━━ SUPPLIED DATA

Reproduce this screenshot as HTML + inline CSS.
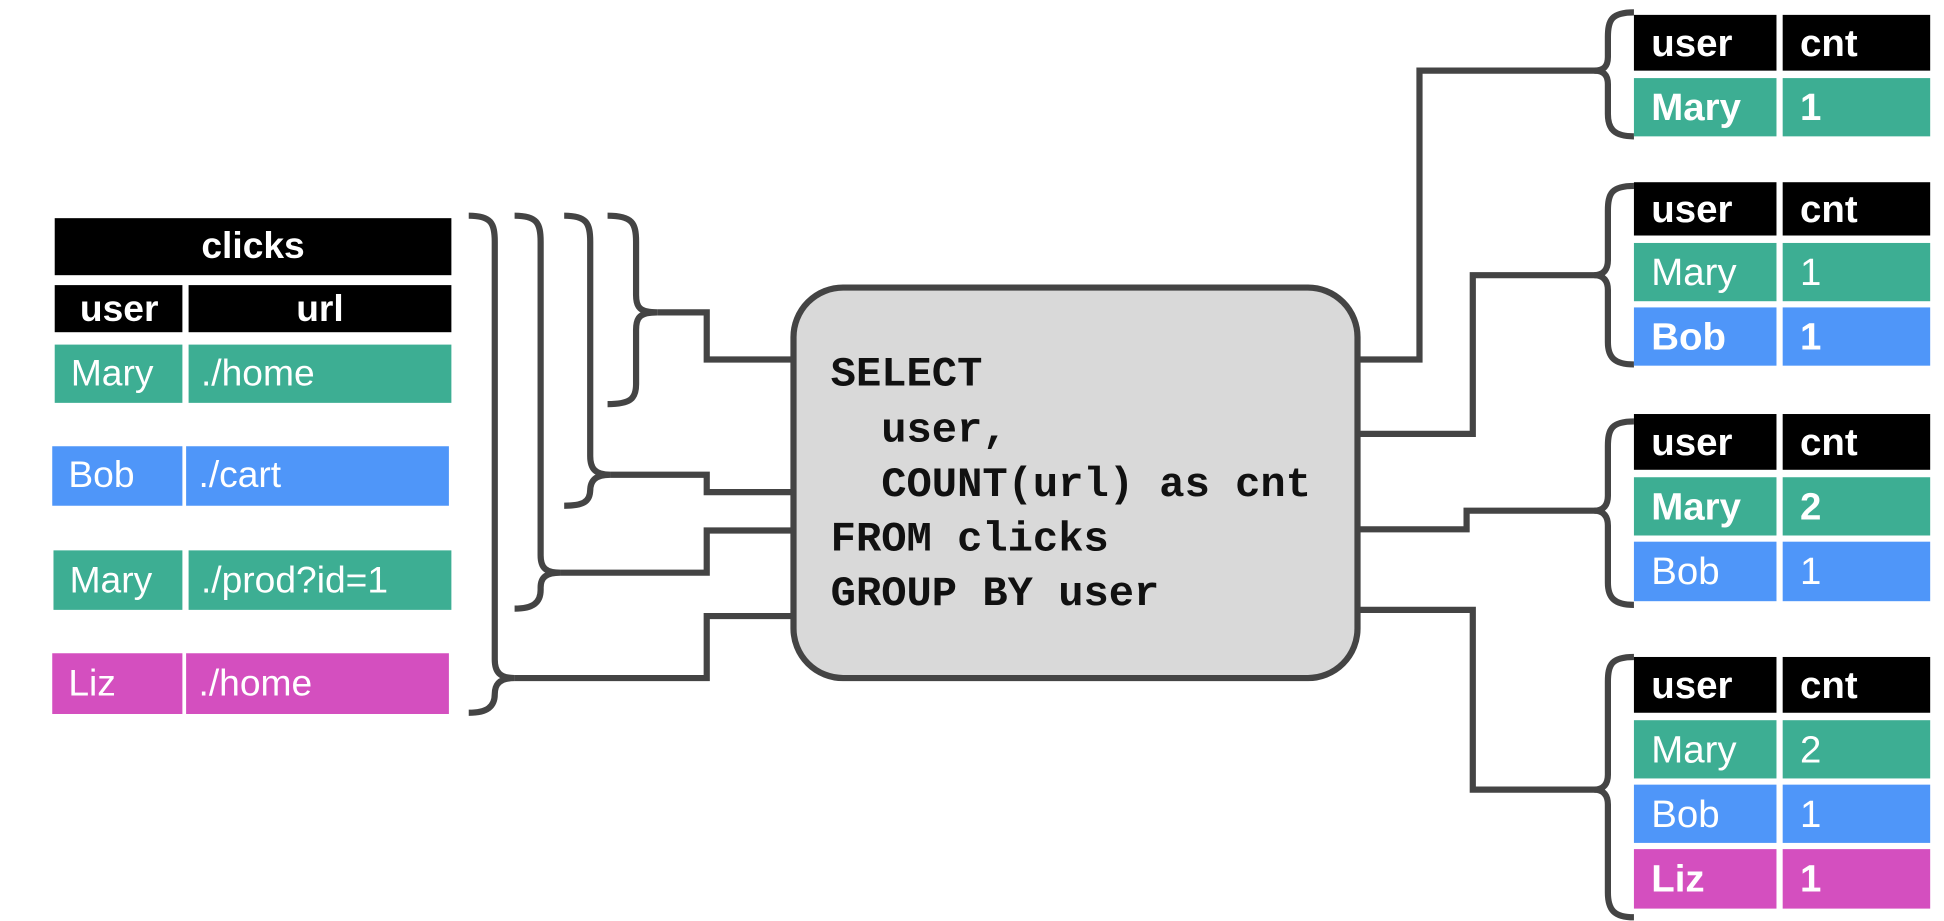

━━━━
━━ SUPPLIED DATA

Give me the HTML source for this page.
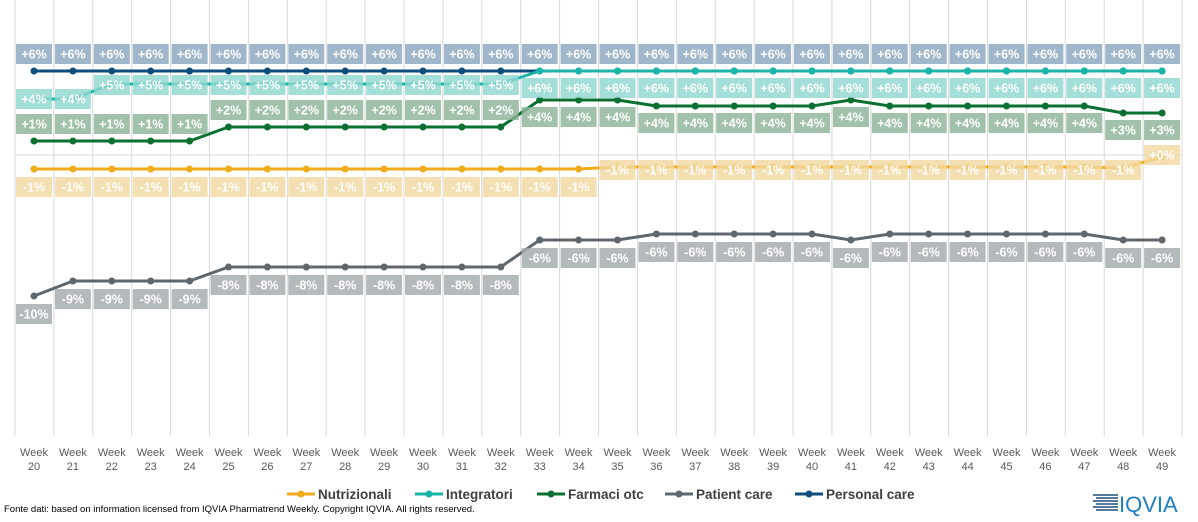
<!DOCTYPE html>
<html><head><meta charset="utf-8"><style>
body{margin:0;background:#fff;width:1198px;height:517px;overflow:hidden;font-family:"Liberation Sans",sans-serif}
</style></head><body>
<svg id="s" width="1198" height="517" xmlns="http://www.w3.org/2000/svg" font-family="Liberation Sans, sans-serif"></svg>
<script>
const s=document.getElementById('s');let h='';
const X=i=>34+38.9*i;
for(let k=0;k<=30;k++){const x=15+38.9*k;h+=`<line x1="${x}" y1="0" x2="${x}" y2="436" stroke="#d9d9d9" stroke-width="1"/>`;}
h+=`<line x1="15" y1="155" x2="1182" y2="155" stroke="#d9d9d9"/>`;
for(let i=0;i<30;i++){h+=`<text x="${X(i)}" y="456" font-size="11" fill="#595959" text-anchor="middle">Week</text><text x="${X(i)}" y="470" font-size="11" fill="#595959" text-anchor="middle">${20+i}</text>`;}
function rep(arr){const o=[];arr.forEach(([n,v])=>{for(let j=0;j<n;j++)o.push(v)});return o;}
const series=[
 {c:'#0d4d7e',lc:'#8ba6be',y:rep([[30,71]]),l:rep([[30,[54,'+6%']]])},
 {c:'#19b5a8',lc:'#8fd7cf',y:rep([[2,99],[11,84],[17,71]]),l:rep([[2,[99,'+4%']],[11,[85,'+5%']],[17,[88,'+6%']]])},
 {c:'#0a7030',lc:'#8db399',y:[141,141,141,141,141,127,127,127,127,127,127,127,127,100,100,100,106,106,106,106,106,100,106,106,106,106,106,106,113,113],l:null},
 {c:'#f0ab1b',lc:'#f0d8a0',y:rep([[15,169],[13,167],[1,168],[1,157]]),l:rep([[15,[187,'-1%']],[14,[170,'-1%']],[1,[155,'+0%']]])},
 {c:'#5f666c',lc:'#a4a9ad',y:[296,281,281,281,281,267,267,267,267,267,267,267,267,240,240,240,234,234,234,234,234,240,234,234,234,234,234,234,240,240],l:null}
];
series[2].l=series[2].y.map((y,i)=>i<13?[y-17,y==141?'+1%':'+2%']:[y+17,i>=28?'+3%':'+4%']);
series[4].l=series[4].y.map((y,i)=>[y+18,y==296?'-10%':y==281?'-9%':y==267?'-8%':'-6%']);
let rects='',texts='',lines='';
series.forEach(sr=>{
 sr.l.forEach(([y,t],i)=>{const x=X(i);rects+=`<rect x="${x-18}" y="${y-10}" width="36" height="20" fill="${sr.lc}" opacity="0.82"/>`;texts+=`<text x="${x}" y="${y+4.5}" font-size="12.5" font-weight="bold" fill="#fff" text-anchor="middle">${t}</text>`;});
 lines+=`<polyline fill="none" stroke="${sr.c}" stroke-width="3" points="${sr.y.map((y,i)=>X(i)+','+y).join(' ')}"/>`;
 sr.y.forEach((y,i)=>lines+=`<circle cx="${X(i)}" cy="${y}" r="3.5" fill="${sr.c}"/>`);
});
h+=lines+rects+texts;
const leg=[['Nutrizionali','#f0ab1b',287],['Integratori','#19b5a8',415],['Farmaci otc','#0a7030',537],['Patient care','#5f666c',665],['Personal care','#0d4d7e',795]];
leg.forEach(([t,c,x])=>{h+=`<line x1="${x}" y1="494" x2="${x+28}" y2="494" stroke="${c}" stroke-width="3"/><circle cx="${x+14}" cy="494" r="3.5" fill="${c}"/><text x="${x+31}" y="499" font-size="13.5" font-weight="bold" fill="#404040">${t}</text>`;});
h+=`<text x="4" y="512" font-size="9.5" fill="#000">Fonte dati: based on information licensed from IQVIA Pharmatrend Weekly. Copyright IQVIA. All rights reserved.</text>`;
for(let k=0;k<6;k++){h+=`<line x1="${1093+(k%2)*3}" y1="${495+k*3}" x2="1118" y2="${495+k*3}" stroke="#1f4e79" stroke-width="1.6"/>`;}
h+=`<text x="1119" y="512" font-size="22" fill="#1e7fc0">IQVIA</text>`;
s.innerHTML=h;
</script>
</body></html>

━━━━
━━ SUPPLIED DATA

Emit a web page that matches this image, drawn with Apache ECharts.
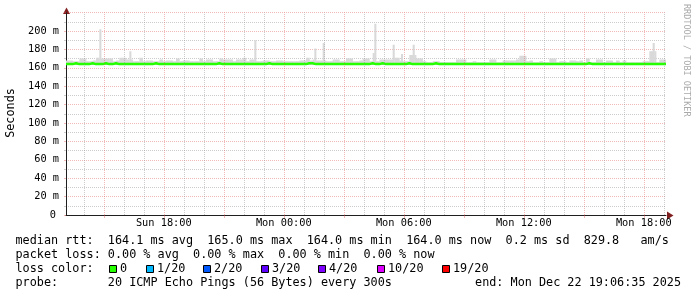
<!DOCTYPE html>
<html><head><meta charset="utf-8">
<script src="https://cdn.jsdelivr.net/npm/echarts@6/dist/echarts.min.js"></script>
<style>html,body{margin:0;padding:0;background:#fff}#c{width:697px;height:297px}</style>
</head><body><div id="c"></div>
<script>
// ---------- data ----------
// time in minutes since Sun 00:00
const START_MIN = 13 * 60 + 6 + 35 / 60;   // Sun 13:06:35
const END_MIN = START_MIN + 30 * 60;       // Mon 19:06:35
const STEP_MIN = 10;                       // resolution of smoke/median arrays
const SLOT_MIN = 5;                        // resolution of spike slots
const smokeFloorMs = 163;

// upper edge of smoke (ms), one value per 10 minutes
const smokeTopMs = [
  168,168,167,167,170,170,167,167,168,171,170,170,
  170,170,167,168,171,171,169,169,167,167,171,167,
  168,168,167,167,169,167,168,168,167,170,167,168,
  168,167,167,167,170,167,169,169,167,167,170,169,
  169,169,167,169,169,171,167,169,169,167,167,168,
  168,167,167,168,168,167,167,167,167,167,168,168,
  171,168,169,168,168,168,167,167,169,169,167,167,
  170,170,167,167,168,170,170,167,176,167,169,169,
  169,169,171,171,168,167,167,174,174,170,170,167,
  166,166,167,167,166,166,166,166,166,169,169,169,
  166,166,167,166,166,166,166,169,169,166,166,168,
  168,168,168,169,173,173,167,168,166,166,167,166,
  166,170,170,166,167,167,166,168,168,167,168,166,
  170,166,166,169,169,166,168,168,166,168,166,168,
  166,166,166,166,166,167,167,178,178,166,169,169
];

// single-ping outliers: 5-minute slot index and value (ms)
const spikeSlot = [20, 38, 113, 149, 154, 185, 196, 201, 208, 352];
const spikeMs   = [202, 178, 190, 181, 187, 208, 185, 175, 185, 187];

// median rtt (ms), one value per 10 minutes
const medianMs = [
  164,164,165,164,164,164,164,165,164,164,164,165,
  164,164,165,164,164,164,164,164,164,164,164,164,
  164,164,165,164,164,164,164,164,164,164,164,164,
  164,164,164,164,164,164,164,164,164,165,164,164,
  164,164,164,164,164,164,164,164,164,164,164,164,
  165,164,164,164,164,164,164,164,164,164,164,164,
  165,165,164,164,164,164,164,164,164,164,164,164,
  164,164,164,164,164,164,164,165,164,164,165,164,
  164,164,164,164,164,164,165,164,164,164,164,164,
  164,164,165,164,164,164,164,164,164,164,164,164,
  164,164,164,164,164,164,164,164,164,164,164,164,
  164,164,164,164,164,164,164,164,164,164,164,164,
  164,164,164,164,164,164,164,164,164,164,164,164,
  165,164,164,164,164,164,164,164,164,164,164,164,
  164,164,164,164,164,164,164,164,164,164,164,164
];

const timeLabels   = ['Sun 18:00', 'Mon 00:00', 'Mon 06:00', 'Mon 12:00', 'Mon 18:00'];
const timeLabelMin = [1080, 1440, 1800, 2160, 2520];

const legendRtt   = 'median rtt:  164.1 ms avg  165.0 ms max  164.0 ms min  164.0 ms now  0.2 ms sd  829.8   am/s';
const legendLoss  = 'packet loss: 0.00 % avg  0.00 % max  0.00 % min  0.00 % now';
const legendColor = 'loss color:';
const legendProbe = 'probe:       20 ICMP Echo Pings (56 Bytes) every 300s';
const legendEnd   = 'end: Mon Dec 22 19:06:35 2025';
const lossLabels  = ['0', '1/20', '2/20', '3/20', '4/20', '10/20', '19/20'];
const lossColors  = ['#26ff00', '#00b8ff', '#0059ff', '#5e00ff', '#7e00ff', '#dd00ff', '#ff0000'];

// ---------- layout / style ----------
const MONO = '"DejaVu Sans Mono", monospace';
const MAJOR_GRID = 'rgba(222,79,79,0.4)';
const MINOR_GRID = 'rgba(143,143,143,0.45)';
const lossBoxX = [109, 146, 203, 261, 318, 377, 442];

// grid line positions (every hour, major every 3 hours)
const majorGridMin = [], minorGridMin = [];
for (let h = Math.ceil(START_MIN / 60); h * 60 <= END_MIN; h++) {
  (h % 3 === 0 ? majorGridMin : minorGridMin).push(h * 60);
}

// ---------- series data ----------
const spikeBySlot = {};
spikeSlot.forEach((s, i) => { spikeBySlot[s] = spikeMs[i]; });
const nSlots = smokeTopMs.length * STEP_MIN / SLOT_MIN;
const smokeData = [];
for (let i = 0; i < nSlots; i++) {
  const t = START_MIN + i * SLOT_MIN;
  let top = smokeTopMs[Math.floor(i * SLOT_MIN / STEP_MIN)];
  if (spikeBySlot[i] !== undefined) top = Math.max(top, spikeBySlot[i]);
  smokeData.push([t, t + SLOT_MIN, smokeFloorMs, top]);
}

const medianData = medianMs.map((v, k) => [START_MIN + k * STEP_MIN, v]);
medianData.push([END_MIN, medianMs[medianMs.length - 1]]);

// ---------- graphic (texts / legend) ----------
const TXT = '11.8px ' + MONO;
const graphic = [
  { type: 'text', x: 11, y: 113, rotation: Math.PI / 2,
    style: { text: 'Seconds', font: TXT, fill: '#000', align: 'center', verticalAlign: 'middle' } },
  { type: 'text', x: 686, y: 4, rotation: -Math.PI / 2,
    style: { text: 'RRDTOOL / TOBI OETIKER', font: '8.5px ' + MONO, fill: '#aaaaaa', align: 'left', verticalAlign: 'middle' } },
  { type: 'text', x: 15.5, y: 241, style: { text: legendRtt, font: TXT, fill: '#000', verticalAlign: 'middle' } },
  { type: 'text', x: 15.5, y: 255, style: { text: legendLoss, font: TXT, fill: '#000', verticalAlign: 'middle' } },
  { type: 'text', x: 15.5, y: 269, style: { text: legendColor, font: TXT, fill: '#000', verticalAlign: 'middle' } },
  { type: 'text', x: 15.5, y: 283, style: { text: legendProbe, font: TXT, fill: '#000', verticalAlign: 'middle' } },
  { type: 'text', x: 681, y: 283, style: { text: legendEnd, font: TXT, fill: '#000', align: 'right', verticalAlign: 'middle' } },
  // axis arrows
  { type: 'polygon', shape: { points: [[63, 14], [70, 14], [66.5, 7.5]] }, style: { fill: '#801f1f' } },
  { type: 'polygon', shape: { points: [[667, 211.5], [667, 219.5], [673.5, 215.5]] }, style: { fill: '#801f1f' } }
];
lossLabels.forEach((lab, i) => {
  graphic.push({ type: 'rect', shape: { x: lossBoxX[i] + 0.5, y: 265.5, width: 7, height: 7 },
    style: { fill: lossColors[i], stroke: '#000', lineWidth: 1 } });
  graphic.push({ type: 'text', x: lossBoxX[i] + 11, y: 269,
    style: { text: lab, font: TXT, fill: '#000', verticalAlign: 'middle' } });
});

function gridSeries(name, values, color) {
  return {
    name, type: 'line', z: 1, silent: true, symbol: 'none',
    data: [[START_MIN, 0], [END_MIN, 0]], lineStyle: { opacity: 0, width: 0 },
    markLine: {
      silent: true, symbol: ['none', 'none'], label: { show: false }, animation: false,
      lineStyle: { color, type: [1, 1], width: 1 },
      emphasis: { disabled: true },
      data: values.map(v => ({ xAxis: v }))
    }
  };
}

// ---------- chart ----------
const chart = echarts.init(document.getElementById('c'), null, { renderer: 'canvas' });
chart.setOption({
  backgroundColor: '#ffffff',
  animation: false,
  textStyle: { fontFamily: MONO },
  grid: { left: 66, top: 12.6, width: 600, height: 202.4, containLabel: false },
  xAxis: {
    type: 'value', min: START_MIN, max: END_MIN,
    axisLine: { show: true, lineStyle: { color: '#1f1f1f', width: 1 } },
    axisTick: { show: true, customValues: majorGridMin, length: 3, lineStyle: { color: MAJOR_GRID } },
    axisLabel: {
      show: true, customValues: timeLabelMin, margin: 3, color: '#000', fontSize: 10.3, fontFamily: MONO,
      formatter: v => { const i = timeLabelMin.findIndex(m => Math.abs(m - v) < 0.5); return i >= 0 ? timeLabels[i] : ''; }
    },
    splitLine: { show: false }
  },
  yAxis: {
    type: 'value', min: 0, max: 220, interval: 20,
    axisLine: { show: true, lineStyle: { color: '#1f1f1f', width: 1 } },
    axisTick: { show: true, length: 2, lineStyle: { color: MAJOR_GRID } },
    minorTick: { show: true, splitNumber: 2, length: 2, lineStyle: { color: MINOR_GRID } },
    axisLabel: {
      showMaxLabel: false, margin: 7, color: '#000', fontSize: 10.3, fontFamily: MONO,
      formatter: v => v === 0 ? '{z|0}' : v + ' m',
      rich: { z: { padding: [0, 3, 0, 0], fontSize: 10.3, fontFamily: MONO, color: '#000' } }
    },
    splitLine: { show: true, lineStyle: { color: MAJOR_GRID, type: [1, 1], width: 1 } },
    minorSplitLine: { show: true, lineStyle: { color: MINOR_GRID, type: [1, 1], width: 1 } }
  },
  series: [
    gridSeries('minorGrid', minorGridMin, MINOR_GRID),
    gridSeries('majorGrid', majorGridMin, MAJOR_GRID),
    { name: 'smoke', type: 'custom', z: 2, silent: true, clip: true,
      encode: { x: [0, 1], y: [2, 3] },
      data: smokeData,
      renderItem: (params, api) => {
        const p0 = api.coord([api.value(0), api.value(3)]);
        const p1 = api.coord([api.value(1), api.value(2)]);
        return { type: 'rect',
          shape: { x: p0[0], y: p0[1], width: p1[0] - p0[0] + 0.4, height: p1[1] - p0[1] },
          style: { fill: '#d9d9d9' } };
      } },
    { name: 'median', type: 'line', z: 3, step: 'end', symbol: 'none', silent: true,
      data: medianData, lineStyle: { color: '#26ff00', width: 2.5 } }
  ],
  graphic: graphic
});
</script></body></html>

━━━━

■ **AIM**
Among the entries above, how many lines hold the word "page"? Reply with only that number.

■ **EXPECTED ANSWER**
2